▸ Stated task
Leave the pictures out and quote every line from the start of the listing to the line with "plt.rcParams['font.weight'] = 'light'", inclusive.

▸ Data segment
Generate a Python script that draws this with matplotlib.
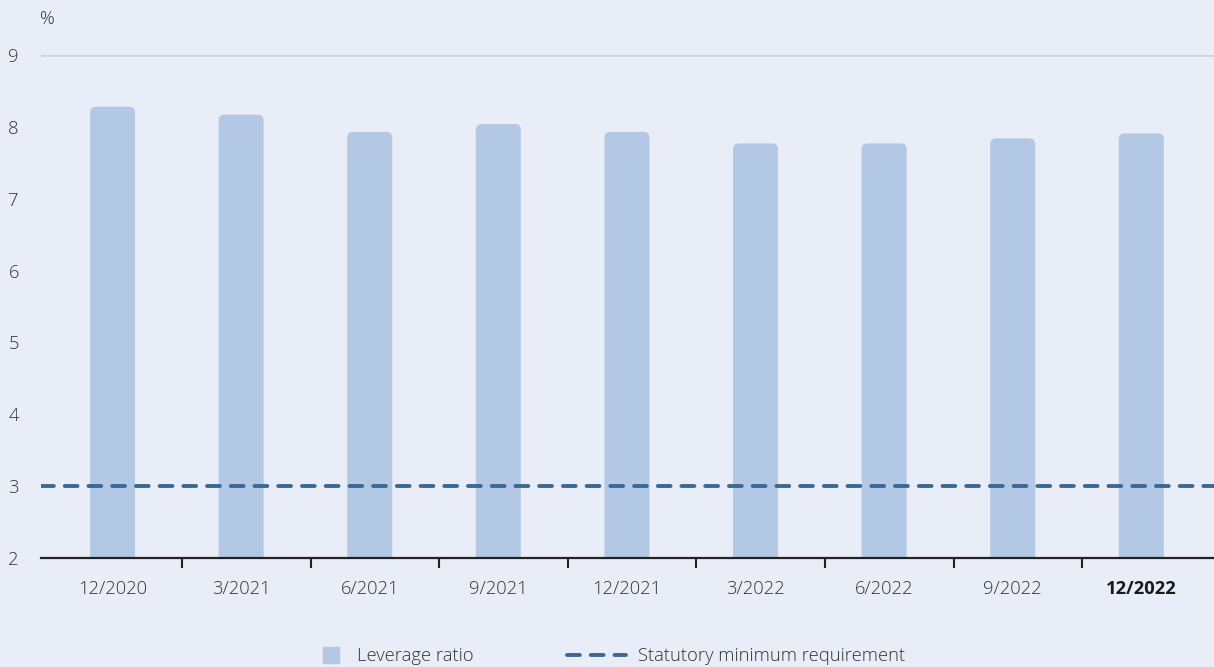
import matplotlib.pyplot as plt
from matplotlib.patches import FancyBboxPatch
from matplotlib.lines import Line2D

plt.rcParams['font.family'] = ['Open Sans', 'DejaVu Sans']
plt.rcParams['font.weight'] = 'light'

quarters = ["12/2020", "3/2021", "6/2021", "9/2021", "12/2021",
            "3/2022", "6/2022", "9/2022", "12/2022"]
leverage = [8.28, 8.17, 7.93, 8.04, 7.93, 7.77, 7.77, 7.84, 7.91]
minimum = 3

BG = "#e9edf7"
BAR = "#b3c8e5"
LINE = "#3b6894"
TXT = "#333333"
FS = 13.2
DASH = (0, (3.3, 2.8))

fig = plt.figure(figsize=(12.14, 6.67), dpi=100, facecolor=BG)
ax = fig.add_axes([0.0338, 0.1634, 0.9662, 0.7541], facecolor=BG)

w = 0.35
for i, v in enumerate(leverage):
    ax.add_patch(FancyBboxPatch((i - w / 2, 1.0), w, v - 1.0,
                                boxstyle="round,pad=0,rounding_size=0.045",
                                mutation_aspect=1.79, fc=BAR, ec="none", zorder=2))

ax.axhline(9, color="#cfd2d9", lw=1.8, zorder=1)
ax.axhline(minimum, color=LINE, lw=2.8, ls=DASH, dash_capstyle="round", zorder=3)

ax.set_xlim(-0.556, 8.565)
ax.set_ylim(2, 9)
for s in ["top", "right", "left"]:
    ax.spines[s].set_visible(False)
ax.spines["bottom"].set_color("#222222")
ax.spines["bottom"].set_linewidth(1.6)
ax.spines["bottom"].set_zorder(4)

ax.set_yticks(range(2, 10))
ax.tick_params(axis="y", length=0, pad=16, labelsize=FS, labelcolor=TXT)
ax.set_xticks(range(len(quarters)))
ax.set_xticklabels(quarters)
ax.tick_params(axis="x", length=0, pad=16, labelsize=FS, labelcolor=TXT)
ax.get_xticklabels()[-1].set_fontweight("bold")
ax.get_xticklabels()[-1].set_color("#1a1a1a")
ax.set_xticks([i + 0.54 for i in range(len(quarters) - 1)], minor=True)
ax.tick_params(axis="x", which="minor", length=7, width=1.5, color="#222222")

fig.text(0.033, 0.972, "%", fontsize=FS, color=TXT, va="center")

fig.legend([Line2D([], [], color=BAR, lw=0, marker="s", ms=11)],
           ["Leverage ratio"], loc="center left",
           bbox_to_anchor=(320 / 1214, 0.016), frameon=False, fontsize=FS,
           labelcolor=TXT, handlelength=1.2, handletextpad=0.8,
           borderpad=0, borderaxespad=0)
fig.legend([Line2D([], [], color=LINE, lw=2.8, ls=DASH, dash_capstyle="round")],
           ["Statutory minimum requirement"], loc="center left",
           bbox_to_anchor=(567 / 1214, 0.016), frameon=False, fontsize=FS,
           labelcolor=TXT, handlelength=3.2, handletextpad=0.7,
           borderpad=0, borderaxespad=0)

fig.savefig("out.png", dpi=100, facecolor=BG)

▸ Output of the task
Generate a Python script that draws this with matplotlib.
import matplotlib.pyplot as plt
from matplotlib.patches import FancyBboxPatch
from matplotlib.lines import Line2D

plt.rcParams['font.family'] = ['Open Sans', 'DejaVu Sans']
plt.rcParams['font.weight'] = 'light'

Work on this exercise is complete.